[BEGIN]

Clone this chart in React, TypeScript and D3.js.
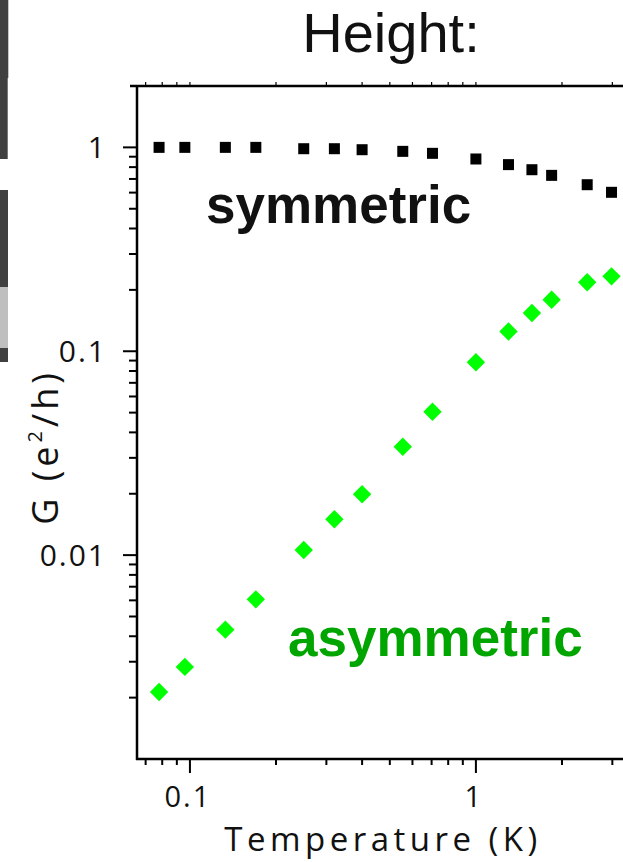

[END]
[BEGIN]

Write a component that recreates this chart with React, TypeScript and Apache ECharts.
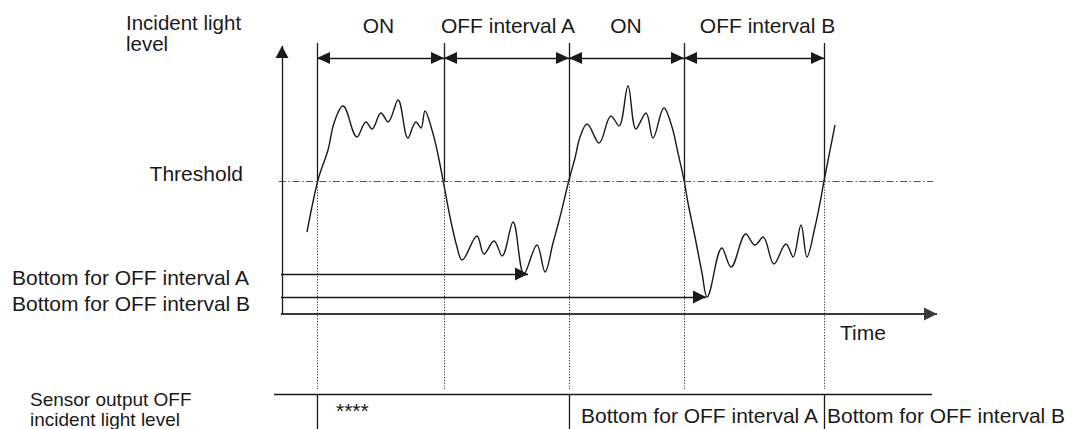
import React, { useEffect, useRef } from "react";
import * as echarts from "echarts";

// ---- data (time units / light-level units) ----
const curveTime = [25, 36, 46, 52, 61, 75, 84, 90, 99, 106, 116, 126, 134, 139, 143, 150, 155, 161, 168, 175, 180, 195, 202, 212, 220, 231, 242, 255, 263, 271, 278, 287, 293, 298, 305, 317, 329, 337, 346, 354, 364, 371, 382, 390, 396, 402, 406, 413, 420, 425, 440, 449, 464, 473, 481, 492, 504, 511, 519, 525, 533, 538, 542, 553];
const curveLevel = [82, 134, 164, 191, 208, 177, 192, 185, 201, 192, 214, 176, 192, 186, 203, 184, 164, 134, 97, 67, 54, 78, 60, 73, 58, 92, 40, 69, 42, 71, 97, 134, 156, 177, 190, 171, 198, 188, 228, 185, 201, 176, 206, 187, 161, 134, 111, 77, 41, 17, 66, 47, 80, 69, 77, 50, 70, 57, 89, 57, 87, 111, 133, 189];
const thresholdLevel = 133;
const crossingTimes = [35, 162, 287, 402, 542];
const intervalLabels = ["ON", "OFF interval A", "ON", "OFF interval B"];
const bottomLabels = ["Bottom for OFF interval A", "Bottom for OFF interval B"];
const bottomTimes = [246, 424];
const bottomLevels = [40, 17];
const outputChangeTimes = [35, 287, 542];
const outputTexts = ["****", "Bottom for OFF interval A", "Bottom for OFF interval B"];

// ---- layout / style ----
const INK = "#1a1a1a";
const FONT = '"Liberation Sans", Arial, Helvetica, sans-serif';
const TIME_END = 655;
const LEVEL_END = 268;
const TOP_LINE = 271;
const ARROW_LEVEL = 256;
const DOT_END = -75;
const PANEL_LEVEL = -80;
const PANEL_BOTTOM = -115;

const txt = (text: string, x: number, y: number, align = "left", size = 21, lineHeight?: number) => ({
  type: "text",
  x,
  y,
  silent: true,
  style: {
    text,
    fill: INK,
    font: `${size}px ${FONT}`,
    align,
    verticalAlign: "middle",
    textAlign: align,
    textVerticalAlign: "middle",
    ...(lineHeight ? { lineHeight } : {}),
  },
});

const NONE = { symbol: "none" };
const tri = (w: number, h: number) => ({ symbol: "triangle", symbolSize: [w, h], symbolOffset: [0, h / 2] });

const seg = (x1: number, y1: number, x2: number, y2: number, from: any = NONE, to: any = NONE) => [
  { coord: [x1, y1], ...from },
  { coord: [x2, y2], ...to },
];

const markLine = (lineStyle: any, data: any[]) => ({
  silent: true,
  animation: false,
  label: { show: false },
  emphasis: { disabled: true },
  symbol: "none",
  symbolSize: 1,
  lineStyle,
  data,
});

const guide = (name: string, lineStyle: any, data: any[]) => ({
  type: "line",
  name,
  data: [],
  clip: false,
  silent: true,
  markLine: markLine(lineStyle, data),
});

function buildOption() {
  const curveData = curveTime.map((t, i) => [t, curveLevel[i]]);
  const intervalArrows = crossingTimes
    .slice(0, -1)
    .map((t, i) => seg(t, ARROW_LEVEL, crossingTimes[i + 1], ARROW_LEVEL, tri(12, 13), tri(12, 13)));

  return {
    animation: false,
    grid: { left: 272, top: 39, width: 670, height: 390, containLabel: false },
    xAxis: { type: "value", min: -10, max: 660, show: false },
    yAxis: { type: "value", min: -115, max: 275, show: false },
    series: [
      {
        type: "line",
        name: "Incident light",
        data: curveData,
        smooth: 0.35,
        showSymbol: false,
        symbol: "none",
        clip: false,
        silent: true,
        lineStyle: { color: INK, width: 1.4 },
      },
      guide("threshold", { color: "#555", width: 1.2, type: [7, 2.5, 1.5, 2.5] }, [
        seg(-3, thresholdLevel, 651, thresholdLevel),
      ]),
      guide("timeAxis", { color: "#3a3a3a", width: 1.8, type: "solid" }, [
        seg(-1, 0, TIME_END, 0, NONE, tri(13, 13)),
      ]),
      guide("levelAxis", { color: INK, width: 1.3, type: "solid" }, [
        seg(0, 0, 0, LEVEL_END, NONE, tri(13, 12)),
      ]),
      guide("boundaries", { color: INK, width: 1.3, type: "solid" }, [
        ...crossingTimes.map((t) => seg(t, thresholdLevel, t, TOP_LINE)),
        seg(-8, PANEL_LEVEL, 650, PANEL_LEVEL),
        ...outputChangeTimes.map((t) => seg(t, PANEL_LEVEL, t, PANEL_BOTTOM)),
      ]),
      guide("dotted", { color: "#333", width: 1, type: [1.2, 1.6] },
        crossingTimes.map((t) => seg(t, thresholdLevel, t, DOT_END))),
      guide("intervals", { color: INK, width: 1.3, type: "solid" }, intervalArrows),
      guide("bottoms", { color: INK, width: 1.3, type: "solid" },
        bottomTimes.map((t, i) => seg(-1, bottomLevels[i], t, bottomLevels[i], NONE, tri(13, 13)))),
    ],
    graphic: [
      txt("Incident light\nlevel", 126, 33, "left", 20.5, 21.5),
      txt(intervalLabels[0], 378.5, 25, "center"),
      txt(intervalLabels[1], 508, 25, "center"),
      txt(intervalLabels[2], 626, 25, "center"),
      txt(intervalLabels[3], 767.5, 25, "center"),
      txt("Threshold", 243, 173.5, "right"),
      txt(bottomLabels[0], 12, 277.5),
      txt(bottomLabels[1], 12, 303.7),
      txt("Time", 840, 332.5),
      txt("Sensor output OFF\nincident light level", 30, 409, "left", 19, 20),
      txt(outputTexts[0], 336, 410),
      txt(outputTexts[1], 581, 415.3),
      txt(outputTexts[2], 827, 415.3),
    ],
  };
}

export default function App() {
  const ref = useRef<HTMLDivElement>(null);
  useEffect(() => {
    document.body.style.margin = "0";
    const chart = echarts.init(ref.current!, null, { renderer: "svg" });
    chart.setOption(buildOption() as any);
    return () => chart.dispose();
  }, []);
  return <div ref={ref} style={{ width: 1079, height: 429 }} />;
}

[END]

**SET EXERCISE:** Among the entries above, take the lines from the one with "Write a component" through the one with "import * as" and retype them exactly, leaving out the pictures.

**CORRECT RESPONSE:**
Write a component that recreates this chart with React, TypeScript and Apache ECharts.
import React, { useEffect, useRef } from "react";
import * as echarts from "echarts";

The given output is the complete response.